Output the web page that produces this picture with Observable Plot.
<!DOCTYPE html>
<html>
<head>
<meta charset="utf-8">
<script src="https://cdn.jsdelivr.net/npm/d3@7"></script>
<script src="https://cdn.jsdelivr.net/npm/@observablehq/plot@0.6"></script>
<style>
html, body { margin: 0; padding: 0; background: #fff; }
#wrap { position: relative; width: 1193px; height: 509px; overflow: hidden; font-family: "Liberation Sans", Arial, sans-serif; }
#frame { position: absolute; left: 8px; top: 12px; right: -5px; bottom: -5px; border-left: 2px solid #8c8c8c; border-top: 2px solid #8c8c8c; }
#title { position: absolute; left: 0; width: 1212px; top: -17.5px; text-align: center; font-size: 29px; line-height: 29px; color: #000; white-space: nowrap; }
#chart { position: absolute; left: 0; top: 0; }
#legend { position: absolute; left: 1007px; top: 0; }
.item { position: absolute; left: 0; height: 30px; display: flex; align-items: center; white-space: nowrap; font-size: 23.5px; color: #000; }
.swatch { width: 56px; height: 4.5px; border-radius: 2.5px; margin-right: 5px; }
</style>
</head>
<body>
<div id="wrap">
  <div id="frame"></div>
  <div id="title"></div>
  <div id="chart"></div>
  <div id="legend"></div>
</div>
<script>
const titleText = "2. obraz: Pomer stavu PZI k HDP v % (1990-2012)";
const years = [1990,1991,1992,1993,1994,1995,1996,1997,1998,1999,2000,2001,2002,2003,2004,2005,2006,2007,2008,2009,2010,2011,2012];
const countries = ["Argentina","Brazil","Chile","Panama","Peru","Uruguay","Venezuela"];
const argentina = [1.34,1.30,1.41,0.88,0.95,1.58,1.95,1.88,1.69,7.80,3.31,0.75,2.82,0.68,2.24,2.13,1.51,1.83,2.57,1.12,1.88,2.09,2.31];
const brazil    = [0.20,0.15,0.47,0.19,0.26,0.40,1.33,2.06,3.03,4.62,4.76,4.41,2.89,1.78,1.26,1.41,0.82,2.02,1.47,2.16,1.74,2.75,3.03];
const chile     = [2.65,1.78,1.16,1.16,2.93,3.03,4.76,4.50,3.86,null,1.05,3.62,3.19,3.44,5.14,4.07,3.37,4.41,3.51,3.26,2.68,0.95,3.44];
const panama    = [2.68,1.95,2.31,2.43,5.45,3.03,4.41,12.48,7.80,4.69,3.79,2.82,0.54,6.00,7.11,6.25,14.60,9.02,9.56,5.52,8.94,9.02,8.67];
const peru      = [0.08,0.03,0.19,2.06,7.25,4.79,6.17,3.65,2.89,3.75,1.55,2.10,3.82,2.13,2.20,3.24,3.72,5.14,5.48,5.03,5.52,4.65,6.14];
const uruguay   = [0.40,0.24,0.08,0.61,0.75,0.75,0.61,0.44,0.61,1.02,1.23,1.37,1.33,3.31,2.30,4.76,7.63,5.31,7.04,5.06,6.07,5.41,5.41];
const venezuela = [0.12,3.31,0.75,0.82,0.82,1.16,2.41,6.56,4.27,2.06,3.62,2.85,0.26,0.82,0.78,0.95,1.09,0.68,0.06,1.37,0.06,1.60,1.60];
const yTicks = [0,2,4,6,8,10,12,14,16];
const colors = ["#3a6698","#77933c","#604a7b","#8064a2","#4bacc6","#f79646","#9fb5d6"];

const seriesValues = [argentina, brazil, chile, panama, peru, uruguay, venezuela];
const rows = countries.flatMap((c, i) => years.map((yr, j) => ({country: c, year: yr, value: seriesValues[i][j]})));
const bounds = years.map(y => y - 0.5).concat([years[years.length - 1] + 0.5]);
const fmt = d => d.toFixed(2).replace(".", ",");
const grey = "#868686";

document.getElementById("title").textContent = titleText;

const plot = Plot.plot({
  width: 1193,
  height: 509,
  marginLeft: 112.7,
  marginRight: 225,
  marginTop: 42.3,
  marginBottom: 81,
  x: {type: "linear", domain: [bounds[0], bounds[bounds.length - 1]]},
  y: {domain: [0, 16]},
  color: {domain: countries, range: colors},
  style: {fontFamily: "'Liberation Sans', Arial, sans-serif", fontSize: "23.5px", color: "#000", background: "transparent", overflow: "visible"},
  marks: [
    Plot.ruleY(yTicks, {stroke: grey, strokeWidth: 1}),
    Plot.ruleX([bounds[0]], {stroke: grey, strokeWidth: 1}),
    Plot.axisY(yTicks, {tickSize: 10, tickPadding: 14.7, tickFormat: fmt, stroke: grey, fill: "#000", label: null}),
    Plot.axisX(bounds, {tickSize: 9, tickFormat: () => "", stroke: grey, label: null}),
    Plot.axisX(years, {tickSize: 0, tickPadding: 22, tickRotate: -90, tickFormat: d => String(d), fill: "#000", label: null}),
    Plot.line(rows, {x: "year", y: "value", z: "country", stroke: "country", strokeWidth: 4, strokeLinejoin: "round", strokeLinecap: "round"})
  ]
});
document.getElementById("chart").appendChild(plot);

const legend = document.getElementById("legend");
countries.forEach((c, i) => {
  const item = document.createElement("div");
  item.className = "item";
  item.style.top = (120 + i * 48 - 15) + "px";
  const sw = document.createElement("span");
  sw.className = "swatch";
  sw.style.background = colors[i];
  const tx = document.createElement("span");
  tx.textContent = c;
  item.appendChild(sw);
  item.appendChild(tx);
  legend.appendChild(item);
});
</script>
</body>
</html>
____
▶ Your goal:
Return every line exactly.

▶ Response below:
Output the web page that produces this picture with Observable Plot.
<!DOCTYPE html>
<html>
<head>
<meta charset="utf-8">
<script src="https://cdn.jsdelivr.net/npm/d3@7"></script>
<script src="https://cdn.jsdelivr.net/npm/@observablehq/plot@0.6"></script>
<style>
html, body { margin: 0; padding: 0; background: #fff; }
#wrap { position: relative; width: 1193px; height: 509px; overflow: hidden; font-family: "Liberation Sans", Arial, sans-serif; }
#frame { position: absolute; left: 8px; top: 12px; right: -5px; bottom: -5px; border-left: 2px solid #8c8c8c; border-top: 2px solid #8c8c8c; }
#title { position: absolute; left: 0; width: 1212px; top: -17.5px; text-align: center; font-size: 29px; line-height: 29px; color: #000; white-space: nowrap; }
#chart { position: absolute; left: 0; top: 0; }
#legend { position: absolute; left: 1007px; top: 0; }
.item { position: absolute; left: 0; height: 30px; display: flex; align-items: center; white-space: nowrap; font-size: 23.5px; color: #000; }
.swatch { width: 56px; height: 4.5px; border-radius: 2.5px; margin-right: 5px; }
</style>
</head>
<body>
<div id="wrap">
  <div id="frame"></div>
  <div id="title"></div>
  <div id="chart"></div>
  <div id="legend"></div>
</div>
<script>
const titleText = "2. obraz: Pomer stavu PZI k HDP v % (1990-2012)";
const years = [1990,1991,1992,1993,1994,1995,1996,1997,1998,1999,2000,2001,2002,2003,2004,2005,2006,2007,2008,2009,2010,2011,2012];
const countries = ["Argentina","Brazil","Chile","Panama","Peru","Uruguay","Venezuela"];
const argentina = [1.34,1.30,1.41,0.88,0.95,1.58,1.95,1.88,1.69,7.80,3.31,0.75,2.82,0.68,2.24,2.13,1.51,1.83,2.57,1.12,1.88,2.09,2.31];
const brazil    = [0.20,0.15,0.47,0.19,0.26,0.40,1.33,2.06,3.03,4.62,4.76,4.41,2.89,1.78,1.26,1.41,0.82,2.02,1.47,2.16,1.74,2.75,3.03];
const chile     = [2.65,1.78,1.16,1.16,2.93,3.03,4.76,4.50,3.86,null,1.05,3.62,3.19,3.44,5.14,4.07,3.37,4.41,3.51,3.26,2.68,0.95,3.44];
const panama    = [2.68,1.95,2.31,2.43,5.45,3.03,4.41,12.48,7.80,4.69,3.79,2.82,0.54,6.00,7.11,6.25,14.60,9.02,9.56,5.52,8.94,9.02,8.67];
const peru      = [0.08,0.03,0.19,2.06,7.25,4.79,6.17,3.65,2.89,3.75,1.55,2.10,3.82,2.13,2.20,3.24,3.72,5.14,5.48,5.03,5.52,4.65,6.14];
const uruguay   = [0.40,0.24,0.08,0.61,0.75,0.75,0.61,0.44,0.61,1.02,1.23,1.37,1.33,3.31,2.30,4.76,7.63,5.31,7.04,5.06,6.07,5.41,5.41];
const venezuela = [0.12,3.31,0.75,0.82,0.82,1.16,2.41,6.56,4.27,2.06,3.62,2.85,0.26,0.82,0.78,0.95,1.09,0.68,0.06,1.37,0.06,1.60,1.60];
const yTicks = [0,2,4,6,8,10,12,14,16];
const colors = ["#3a6698","#77933c","#604a7b","#8064a2","#4bacc6","#f79646","#9fb5d6"];

const seriesValues = [argentina, brazil, chile, panama, peru, uruguay, venezuela];
const rows = countries.flatMap((c, i) => years.map((yr, j) => ({country: c, year: yr, value: seriesValues[i][j]})));
const bounds = years.map(y => y - 0.5).concat([years[years.length - 1] + 0.5]);
const fmt = d => d.toFixed(2).replace(".", ",");
const grey = "#868686";

document.getElementById("title").textContent = titleText;

const plot = Plot.plot({
  width: 1193,
  height: 509,
  marginLeft: 112.7,
  marginRight: 225,
  marginTop: 42.3,
  marginBottom: 81,
  x: {type: "linear", domain: [bounds[0], bounds[bounds.length - 1]]},
  y: {domain: [0, 16]},
  color: {domain: countries, range: colors},
  style: {fontFamily: "'Liberation Sans', Arial, sans-serif", fontSize: "23.5px", color: "#000", background: "transparent", overflow: "visible"},
  marks: [
    Plot.ruleY(yTicks, {stroke: grey, strokeWidth: 1}),
    Plot.ruleX([bounds[0]], {stroke: grey, strokeWidth: 1}),
    Plot.axisY(yTicks, {tickSize: 10, tickPadding: 14.7, tickFormat: fmt, stroke: grey, fill: "#000", label: null}),
    Plot.axisX(bounds, {tickSize: 9, tickFormat: () => "", stroke: grey, label: null}),
    Plot.axisX(years, {tickSize: 0, tickPadding: 22, tickRotate: -90, tickFormat: d => String(d), fill: "#000", label: null}),
    Plot.line(rows, {x: "year", y: "value", z: "country", stroke: "country", strokeWidth: 4, strokeLinejoin: "round", strokeLinecap: "round"})
  ]
});
document.getElementById("chart").appendChild(plot);

const legend = document.getElementById("legend");
countries.forEach((c, i) => {
  const item = document.createElement("div");
  item.className = "item";
  item.style.top = (120 + i * 48 - 15) + "px";
  const sw = document.createElement("span");
  sw.className = "swatch";
  sw.style.background = colors[i];
  const tx = document.createElement("span");
  tx.textContent = c;
  item.appendChild(sw);
  item.appendChild(tx);
  legend.appendChild(item);
});
</script>
</body>
</html>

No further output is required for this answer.